I like starting my garden plants from seed; it's more economical than buying plants from the garden center. I have a couple shelves in my laundry room outfitted with fluorescent shop lights that provide a happy place for seedlings to mature. Last year, I found that I didn't have enough shelf space, so I put some flats outside on the deck. Since it was a warm spring, I figured they would be fine.

It wasn't the temperature that gave the seedlings problems; it was the wind and rain. We experienced numerous rain storms and frontal systems, which alternately drowned and dried out my seedlings, and I lost a lot of the little guys. The tomatoes were fine--those guys are tough!--but the squash and melons in their small pots couldn't handle the extremes in moisture levels.

So Tom built me a cold frame.

The 4-foot square window had been left behind by the previous owners of the farm. The wood framing is all scrap wood we had lying about. The shiny-on-one-side insulation sheets forming the sides of the frame was left over from constructing the new barn. The big window is hinged at the top for access into the frame.

It has given me the additional space I needed, and the little plants seem to love it.

Too Many Tomatoes!

Another problem we had last year was tomato overload. Tomatoes are so easy to start, and the plants stay tiny so long, that it's easy to lose track of how monstrous a single plant can get--especially a sprawling indeterminate variety. Last year, I planted about 80 plants. The tiny things looked so sad and lonely in the garden, spaced 3-4 feet apart from each other. Some were in tomato cages; most were staked. I had such good intentions of tying the plants to the stakes as they grew, and maintaining a neat and orderly tomato bed with passable walkways.

The tomato plants had other ideas. The cages and stakes were all inadequate, and fell over promptly. The plants quickly covered the ground like kudzu. The heavy fruit grew on the ground, and picking in that jungle was hard with all the necessary stooping. I ended up removing a few perfectly healthy plants just so I could get into the thicket. Some fruits rotted on the ground--but that's okay, because I had so many plants....

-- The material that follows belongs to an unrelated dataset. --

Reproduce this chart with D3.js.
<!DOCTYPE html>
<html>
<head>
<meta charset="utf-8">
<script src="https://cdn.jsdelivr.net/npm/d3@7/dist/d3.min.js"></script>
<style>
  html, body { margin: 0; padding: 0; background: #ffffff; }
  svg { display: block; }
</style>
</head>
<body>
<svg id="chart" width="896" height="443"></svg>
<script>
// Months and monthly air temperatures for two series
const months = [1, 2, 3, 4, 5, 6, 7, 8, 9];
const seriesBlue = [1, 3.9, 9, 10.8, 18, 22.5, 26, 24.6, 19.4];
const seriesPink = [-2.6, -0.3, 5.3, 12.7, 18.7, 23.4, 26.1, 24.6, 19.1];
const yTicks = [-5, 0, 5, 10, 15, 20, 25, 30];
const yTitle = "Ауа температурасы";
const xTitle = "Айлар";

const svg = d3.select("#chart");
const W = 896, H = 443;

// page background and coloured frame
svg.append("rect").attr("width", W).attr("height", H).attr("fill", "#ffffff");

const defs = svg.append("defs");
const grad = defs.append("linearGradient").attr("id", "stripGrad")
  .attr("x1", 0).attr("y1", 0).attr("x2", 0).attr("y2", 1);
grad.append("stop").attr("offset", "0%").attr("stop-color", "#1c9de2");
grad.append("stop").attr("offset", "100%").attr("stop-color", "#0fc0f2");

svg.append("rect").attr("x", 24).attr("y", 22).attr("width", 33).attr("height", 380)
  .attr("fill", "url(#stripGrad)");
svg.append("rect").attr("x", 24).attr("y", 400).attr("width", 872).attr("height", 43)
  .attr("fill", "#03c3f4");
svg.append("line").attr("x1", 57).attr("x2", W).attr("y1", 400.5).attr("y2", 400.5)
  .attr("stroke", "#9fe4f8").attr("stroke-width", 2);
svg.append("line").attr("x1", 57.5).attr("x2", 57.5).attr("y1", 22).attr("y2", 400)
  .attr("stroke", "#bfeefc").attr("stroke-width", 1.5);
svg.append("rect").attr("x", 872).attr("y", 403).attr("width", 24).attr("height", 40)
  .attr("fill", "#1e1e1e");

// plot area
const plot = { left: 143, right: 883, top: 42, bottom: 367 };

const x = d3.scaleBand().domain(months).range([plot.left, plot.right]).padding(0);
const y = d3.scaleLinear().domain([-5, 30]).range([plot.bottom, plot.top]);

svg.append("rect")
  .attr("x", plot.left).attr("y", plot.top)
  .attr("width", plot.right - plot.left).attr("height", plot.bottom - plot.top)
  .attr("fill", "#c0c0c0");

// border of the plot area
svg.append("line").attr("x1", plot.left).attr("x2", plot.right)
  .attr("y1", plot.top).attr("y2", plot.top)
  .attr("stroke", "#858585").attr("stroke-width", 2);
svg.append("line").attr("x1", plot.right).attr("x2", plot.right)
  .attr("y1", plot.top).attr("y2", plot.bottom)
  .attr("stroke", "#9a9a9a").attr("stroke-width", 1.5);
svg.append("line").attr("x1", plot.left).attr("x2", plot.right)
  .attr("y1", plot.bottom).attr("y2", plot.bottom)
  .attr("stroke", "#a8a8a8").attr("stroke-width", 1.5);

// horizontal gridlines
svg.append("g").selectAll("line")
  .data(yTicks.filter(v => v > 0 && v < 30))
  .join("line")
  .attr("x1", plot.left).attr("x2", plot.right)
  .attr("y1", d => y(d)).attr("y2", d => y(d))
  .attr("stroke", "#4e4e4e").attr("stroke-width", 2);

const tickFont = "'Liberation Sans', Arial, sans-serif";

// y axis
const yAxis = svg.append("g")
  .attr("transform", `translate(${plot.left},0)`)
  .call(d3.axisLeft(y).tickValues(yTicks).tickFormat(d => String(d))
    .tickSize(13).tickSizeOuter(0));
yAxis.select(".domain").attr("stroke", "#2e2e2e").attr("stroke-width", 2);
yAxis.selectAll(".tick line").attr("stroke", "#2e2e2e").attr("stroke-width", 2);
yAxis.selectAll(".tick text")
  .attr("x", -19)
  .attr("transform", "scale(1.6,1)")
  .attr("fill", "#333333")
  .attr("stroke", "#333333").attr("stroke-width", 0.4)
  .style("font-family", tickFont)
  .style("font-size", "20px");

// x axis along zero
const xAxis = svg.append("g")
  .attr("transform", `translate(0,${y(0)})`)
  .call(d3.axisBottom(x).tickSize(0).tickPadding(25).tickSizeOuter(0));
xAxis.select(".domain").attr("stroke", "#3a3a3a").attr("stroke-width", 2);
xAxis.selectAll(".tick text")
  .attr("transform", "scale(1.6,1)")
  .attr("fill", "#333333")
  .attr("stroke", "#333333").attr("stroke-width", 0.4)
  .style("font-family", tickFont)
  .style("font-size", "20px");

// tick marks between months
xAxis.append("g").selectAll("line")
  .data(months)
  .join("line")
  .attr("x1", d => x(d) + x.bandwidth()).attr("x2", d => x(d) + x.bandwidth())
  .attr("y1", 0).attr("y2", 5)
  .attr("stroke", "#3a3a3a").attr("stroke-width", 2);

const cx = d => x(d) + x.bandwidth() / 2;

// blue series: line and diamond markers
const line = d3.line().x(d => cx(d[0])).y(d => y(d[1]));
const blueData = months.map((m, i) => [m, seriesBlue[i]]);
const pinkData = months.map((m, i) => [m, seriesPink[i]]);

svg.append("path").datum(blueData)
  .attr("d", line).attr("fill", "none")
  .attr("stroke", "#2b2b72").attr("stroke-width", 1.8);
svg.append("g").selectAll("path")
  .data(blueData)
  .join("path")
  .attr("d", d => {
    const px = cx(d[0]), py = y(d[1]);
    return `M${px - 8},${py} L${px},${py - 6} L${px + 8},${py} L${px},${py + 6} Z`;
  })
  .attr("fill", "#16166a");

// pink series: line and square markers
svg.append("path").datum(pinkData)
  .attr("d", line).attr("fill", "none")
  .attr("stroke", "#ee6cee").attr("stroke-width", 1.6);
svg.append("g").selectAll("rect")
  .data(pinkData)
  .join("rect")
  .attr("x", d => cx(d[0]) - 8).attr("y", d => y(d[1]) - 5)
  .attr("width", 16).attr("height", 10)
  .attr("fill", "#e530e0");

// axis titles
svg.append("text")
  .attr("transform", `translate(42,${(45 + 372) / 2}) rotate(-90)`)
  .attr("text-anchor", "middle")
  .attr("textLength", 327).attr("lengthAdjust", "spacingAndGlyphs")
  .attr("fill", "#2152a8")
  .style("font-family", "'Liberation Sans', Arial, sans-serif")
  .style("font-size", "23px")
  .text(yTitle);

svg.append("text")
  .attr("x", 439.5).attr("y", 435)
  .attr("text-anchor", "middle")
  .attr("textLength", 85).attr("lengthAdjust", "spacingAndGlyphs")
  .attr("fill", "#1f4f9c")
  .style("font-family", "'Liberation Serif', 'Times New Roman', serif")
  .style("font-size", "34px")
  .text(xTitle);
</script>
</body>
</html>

This year, we've put up sturdy trellises of unused fence scraps supported by T-posts. I have a good feeling about this year's crop--even though I don't have as many plants, I expect to get plenty of fruit.


Last year, I planted the garden--and then ignored it (except for watering) for the next week. Unfortunately, the fertile loose soil that was meant to benefit the garden plants also provided luxurious conditions for the dandelions, dock, and creeping Charlie. And the wild carrots. And the buttercups. And the lamb's quarter, purslane, and everything else. We never did catch up with the weeding, and one edge of the garden that had been newly tilled reverted to sod by the end of summer.

This year, I'm keeping ahead of the weeds. The kids are out with hoes every evening after dinner. We're hand-pulling the Johnson grass even before the beans and kohlrabi come up, and we've clearly marked every squash plant so even the most plant-averse kids are comfortable hoeing among them. It helps that we cleared so many weeds last year, but, of course, we're still getting an aggressive crop now. But we're going to continue to keep up, until our garden plants are big enough to out-compete the weeds!